Optus backing new music offer with big budget

Optus has launched a series of new content pieces to support its move into data-free music streaming featuring international superstars and up and coming local acts.

The offer, launched last week, will allow pre-paid customers to stream music data-free from established services such as Spotify, Guvera, iHeartRadio, Pandora and Google Play.

The new campaign was launched through social media this week from content agencies Emotive and Bring, with one ad featuring Macklemore and Ryan Lewis walking to the stage as a fan makes her way into the concert venue.

That ad, created by Emotive, has been created with three versions running 1.30, 30 seconds and 15 seconds.

The agency shot the campaign across a number of different gigs using real audiences in the backdrop.

The music play is the latest step in Optus’s drive to become a content player after luring the English Premier League from Fox Sports, developing an exclusive content arrangement with Cricket Australia and the development of Yes TV with Fetch, which includes Netflix and Stan.

Optus will back its push into data-free streaming with a series of live music experiences, exclusive content and discounts and described the campaign as “a collaborative effort across several agencies”.

The telco has also started working with Universal Music’s recently formed agency Bring which created a series of short films featuring upcoming artists talking about their careers.
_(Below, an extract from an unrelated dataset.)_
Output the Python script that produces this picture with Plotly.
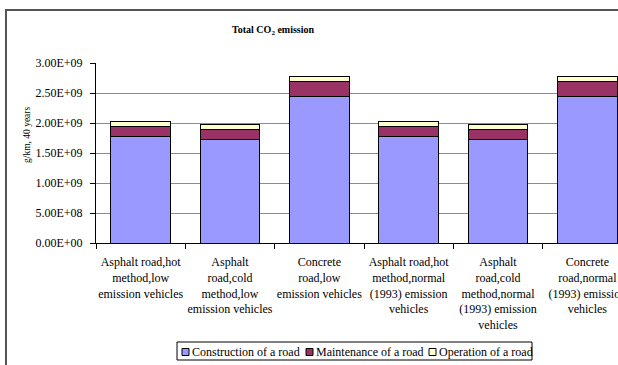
import plotly.graph_objects as go

# Road variants (x categories)
categories = [
    "Asphalt road,hot<br>method,low<br>emission vehicles",
    "Asphalt<br>road,cold<br>method,low<br>emission vehicles",
    "Concrete<br>road,low<br>emission vehicles",
    "Asphalt road,hot<br>method,normal<br>(1993) emission<br>vehicles",
    "Asphalt<br>road,cold<br>method,normal<br>(1993) emission<br>vehicles",
    "Concrete<br>road,normal<br>(1993) emission<br>vehicles",
]

# CO2 emission, g/km over 40 years
construction = [1.78e9, 1.72e9, 2.44e9, 1.78e9, 1.72e9, 2.44e9]
maintenance = [0.17e9, 0.18e9, 0.26e9, 0.17e9, 0.18e9, 0.26e9]
operation = [0.08e9, 0.07e9, 0.08e9, 0.08e9, 0.07e9, 0.08e9]

series_names = ["Construction of a road", "Maintenance of a road", "Operation of a road"]
series_colors = ["#9999FF", "#993366", "#FFFFCC"]

y_ticks = [0, 5e8, 1e9, 1.5e9, 2e9, 2.5e9, 3e9]
y_ticktext = [f"{v:.2E}" for v in y_ticks]

FONT = "Times New Roman, Liberation Serif, DejaVu Serif, serif"
W, H = 618, 365
ML, MT, MB = 96, 63, 122
PW = W - ML
PH = H - MT - MB


def px_x(x):
    return (x - ML) / PW


def px_y(y):
    return (H - MB - y) / PH


fig = go.Figure()
for name, vals, col in zip(series_names, [construction, maintenance, operation], series_colors):
    fig.add_trace(go.Bar(
        x=categories, y=vals, name=name, showlegend=False,
        marker=dict(color=col, line=dict(color="black", width=1)),
    ))

# Boxed legend row below the axis
legend_box = dict(x0=177, x1=532, y0=342, y1=360)
legend_swatch_x = [182, 306, 429]
legend_text_x = [190, 314, 437]
legend_mid_y = 352

shapes = [
    # outer chart frame
    dict(type="rect", xref="paper", yref="paper",
         x0=px_x(6), x1=px_x(W + 20), y0=px_y(H + 20), y1=px_y(10),
         line=dict(color="#555555", width=2), fillcolor="rgba(0,0,0,0)", layer="below"),
    dict(type="rect", xref="paper", yref="paper",
         x0=px_x(legend_box["x0"]), x1=px_x(legend_box["x1"]),
         y0=px_y(legend_box["y1"]), y1=px_y(legend_box["y0"]),
         line=dict(color="black", width=1), fillcolor="white"),
]
annotations = [
    dict(text="<b>Total CO<sub>2</sub> emission</b>", xref="paper", yref="paper",
         x=px_x(273), y=px_y(30), xanchor="center", yanchor="middle", showarrow=False,
         font=dict(family=FONT, size=10)),
    dict(text="g/km, 40 years", xref="paper", yref="paper",
         x=px_x(27), y=px_y(135), xanchor="center", yanchor="middle", showarrow=False,
         textangle=-90, font=dict(family=FONT, size=9.5)),
]
for name, col, sx, tx in zip(series_names, series_colors, legend_swatch_x, legend_text_x):
    shapes.append(dict(type="rect", xref="paper", yref="paper",
                       x0=px_x(sx), x1=px_x(sx + 7),
                       y0=px_y(legend_mid_y + 3.5), y1=px_y(legend_mid_y - 3.5),
                       line=dict(color="black", width=1), fillcolor=col))
    annotations.append(dict(text=name, xref="paper", yref="paper",
                            x=px_x(tx), y=px_y(legend_mid_y), xanchor="left", yanchor="middle",
                            showarrow=False, font=dict(family=FONT, size=12)))

fig.update_layout(
    width=W, height=H,
    margin=dict(l=ML, r=0, t=MT, b=MB, autoexpand=False),
    barmode="stack",
    bargap=0.33,
    paper_bgcolor="white",
    plot_bgcolor="white",
    font=dict(family=FONT, size=12, color="black"),
    showlegend=False,
    xaxis=dict(
        range=[-0.5, 5.343],
        showline=True, linecolor="black", linewidth=1,
        ticks="outside", ticklen=5, tickcolor="black",
        tickson="boundaries", tickangle=0, ticklabelstandoff=8,
        showgrid=False, automargin=False,
        tickfont=dict(family=FONT, size=12),
    ),
    yaxis=dict(
        range=[0, 3e9],
        tickvals=y_ticks, ticktext=y_ticktext,
        showline=True, linecolor="black", linewidth=1,
        ticks="outside", ticklen=5, tickcolor="black", ticklabelstandoff=5,
        showgrid=True, gridcolor="#8c8c8c", gridwidth=1,
        zeroline=False, automargin=False,
        tickfont=dict(family=FONT, size=12),
    ),
    annotations=annotations,
    shapes=shapes,
)

fig.write_html("out.html")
Songwriter and Youtube personality Troye Sivan and British instrumentalist Jack Garret talking about their lives and the positive influence they can have on others.

Bring’s executive creative director Cameron Farrelly conducted the interviews at SXSW where both acts gave stand out performances this year.

In his ad, Sivan reveals how a young fan passed him a note at a concert asking him to announce to the audience that she was bi-sexual because her mother was also there and it was the only way she knew how to reveal it to her.

Sivan talks about how he has worked to create a safe, live space for his LGBT audience and that the experience of a young girl coming out to her mum embodied that.

The Jack Garrett film focuses on how he has learned to feed off his audience and how, despite appearing cocky and self confident, he had spent much of his life hating himself.

However, he reveals how he has grown to be comfortable with himself and no longer be cocky.

“In growing up your realise that cockiness and arrogance is not the right attitude to surround yourself with, but instead just self-confidence and self, that’s the best thing you can ever do for yourself”, he says.